Leave out the images; return the rest of the data exactly.

─── Source excerpt

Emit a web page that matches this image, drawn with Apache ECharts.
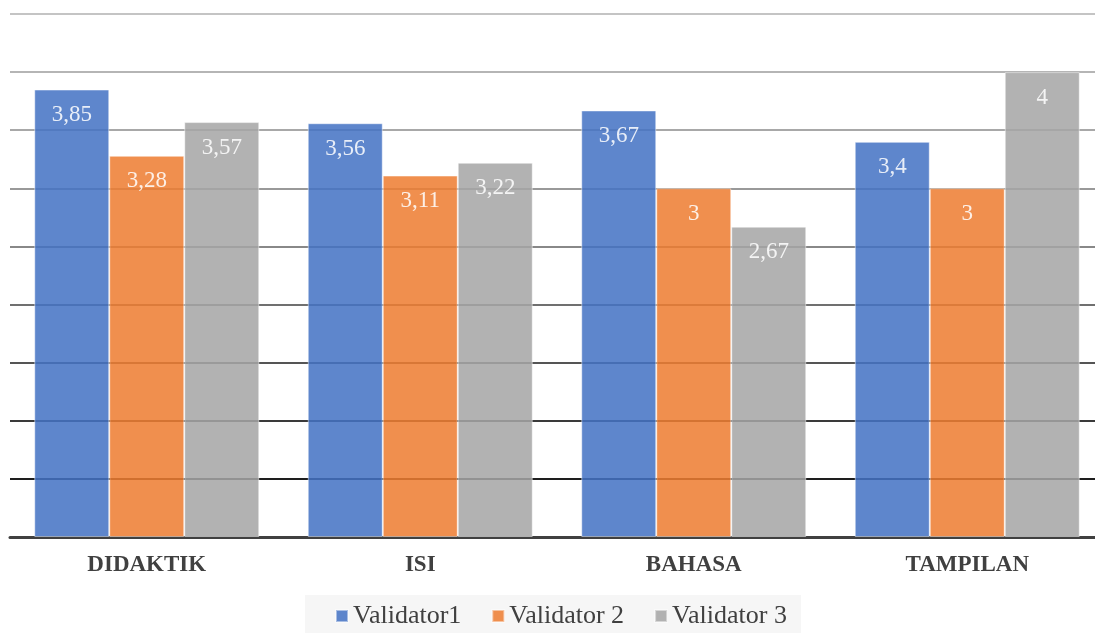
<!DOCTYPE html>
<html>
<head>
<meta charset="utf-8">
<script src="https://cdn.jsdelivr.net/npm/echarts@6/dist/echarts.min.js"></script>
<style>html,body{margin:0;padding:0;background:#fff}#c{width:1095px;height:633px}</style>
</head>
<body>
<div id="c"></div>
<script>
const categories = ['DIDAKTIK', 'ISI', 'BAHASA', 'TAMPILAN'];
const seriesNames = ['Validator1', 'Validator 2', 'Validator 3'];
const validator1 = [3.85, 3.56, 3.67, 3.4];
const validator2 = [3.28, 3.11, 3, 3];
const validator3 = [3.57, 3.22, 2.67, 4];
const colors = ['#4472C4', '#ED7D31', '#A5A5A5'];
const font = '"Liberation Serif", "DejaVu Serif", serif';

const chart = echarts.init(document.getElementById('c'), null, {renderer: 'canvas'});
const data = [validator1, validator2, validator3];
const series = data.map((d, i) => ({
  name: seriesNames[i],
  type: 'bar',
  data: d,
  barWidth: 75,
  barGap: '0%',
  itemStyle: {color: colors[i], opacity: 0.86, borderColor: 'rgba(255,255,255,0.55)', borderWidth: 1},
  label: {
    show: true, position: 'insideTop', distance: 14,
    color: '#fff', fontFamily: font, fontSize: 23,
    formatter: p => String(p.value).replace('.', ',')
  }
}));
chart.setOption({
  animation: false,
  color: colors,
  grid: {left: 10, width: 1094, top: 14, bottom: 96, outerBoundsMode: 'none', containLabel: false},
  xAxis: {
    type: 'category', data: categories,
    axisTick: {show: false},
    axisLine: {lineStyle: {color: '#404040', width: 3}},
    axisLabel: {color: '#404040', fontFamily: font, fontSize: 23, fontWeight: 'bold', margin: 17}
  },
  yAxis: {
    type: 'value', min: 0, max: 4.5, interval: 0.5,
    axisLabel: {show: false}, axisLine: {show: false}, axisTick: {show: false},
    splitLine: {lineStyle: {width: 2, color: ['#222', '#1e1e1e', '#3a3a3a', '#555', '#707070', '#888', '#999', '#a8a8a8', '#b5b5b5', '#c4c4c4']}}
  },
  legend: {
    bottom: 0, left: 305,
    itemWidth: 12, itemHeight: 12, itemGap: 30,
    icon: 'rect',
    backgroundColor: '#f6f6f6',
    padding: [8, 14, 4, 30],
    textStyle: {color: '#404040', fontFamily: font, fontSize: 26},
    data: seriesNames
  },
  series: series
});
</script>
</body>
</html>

──────

■ Response to the exercise ■
Emit a web page that matches this image, drawn with Apache ECharts.
<!DOCTYPE html>
<html>
<head>
<meta charset="utf-8">
<script src="https://cdn.jsdelivr.net/npm/echarts@6/dist/echarts.min.js"></script>
<style>html,body{margin:0;padding:0;background:#fff}#c{width:1095px;height:633px}</style>
</head>
<body>
<div id="c"></div>
<script>
const categories = ['DIDAKTIK', 'ISI', 'BAHASA', 'TAMPILAN'];
const seriesNames = ['Validator1', 'Validator 2', 'Validator 3'];
const validator1 = [3.85, 3.56, 3.67, 3.4];
const validator2 = [3.28, 3.11, 3, 3];
const validator3 = [3.57, 3.22, 2.67, 4];
const colors = ['#4472C4', '#ED7D31', '#A5A5A5'];
const font = '"Liberation Serif", "DejaVu Serif", serif';

const chart = echarts.init(document.getElementById('c'), null, {renderer: 'canvas'});
const data = [validator1, validator2, validator3];
const series = data.map((d, i) => ({
  name: seriesNames[i],
  type: 'bar',
  data: d,
  barWidth: 75,
  barGap: '0%',
  itemStyle: {color: colors[i], opacity: 0.86, borderColor: 'rgba(255,255,255,0.55)', borderWidth: 1},
  label: {
    show: true, position: 'insideTop', distance: 14,
    color: '#fff', fontFamily: font, fontSize: 23,
    formatter: p => String(p.value).replace('.', ',')
  }
}));
chart.setOption({
  animation: false,
  color: colors,
  grid: {left: 10, width: 1094, top: 14, bottom: 96, outerBoundsMode: 'none', containLabel: false},
  xAxis: {
    type: 'category', data: categories,
    axisTick: {show: false},
    axisLine: {lineStyle: {color: '#404040', width: 3}},
    axisLabel: {color: '#404040', fontFamily: font, fontSize: 23, fontWeight: 'bold', margin: 17}
  },
  yAxis: {
    type: 'value', min: 0, max: 4.5, interval: 0.5,
    axisLabel: {show: false}, axisLine: {show: false}, axisTick: {show: false},
    splitLine: {lineStyle: {width: 2, color: ['#222', '#1e1e1e', '#3a3a3a', '#555', '#707070', '#888', '#999', '#a8a8a8', '#b5b5b5', '#c4c4c4']}}
  },
  legend: {
    bottom: 0, left: 305,
    itemWidth: 12, itemHeight: 12, itemGap: 30,
    icon: 'rect',
    backgroundColor: '#f6f6f6',
    padding: [8, 14, 4, 30],
    textStyle: {color: '#404040', fontFamily: font, fontSize: 26},
    data: seriesNames
  },
  series: series
});
</script>
</body>
</html>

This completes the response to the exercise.